- _MATERIAL PROVIDED_
• • • • •

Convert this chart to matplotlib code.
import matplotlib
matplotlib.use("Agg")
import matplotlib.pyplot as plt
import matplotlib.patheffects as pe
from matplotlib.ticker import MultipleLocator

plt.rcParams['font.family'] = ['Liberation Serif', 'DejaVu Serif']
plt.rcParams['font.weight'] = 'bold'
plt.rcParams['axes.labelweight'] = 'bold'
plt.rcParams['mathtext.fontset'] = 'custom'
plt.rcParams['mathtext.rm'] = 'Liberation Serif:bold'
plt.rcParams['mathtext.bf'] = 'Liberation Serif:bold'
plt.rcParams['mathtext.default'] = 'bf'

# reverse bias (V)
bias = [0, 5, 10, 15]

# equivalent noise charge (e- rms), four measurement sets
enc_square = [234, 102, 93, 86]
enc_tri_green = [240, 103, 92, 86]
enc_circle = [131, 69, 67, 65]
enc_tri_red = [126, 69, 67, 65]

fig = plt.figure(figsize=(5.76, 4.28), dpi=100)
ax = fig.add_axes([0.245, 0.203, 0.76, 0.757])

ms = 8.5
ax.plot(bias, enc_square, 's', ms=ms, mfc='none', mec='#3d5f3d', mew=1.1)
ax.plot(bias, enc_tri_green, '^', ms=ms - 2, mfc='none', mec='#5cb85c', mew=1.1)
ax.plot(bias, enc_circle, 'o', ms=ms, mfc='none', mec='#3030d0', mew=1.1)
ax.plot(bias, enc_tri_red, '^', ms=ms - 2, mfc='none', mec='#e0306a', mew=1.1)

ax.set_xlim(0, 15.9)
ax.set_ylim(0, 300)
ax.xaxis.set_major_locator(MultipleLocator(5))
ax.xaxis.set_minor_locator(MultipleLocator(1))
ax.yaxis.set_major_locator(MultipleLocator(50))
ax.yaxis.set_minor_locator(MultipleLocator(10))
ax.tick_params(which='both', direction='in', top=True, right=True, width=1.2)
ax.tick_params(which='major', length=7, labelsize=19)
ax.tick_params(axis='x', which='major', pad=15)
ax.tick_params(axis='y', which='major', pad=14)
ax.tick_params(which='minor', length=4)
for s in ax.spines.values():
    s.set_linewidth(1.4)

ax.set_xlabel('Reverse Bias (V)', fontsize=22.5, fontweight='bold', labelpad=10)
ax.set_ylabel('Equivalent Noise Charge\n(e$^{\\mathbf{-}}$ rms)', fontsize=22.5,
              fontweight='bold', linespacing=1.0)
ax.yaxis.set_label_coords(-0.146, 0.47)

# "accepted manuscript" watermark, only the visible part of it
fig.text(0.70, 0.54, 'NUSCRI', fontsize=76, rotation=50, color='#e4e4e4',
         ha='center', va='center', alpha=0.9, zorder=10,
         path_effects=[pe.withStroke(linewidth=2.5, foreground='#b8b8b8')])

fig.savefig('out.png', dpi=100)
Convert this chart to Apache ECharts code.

• • • • •

- _WHAT YOU ARE ASKED TO DO_
Restate, word for word and with nothing added, the lines from the first line of the listing through the one where "enc_tri_red = [126, 69, 67, 65]" stands.

- _REPLY_
Convert this chart to matplotlib code.
import matplotlib
matplotlib.use("Agg")
import matplotlib.pyplot as plt
import matplotlib.patheffects as pe
from matplotlib.ticker import MultipleLocator

plt.rcParams['font.family'] = ['Liberation Serif', 'DejaVu Serif']
plt.rcParams['font.weight'] = 'bold'
plt.rcParams['axes.labelweight'] = 'bold'
plt.rcParams['mathtext.fontset'] = 'custom'
plt.rcParams['mathtext.rm'] = 'Liberation Serif:bold'
plt.rcParams['mathtext.bf'] = 'Liberation Serif:bold'
plt.rcParams['mathtext.default'] = 'bf'

# reverse bias (V)
bias = [0, 5, 10, 15]

# equivalent noise charge (e- rms), four measurement sets
enc_square = [234, 102, 93, 86]
enc_tri_green = [240, 103, 92, 86]
enc_circle = [131, 69, 67, 65]
enc_tri_red = [126, 69, 67, 65]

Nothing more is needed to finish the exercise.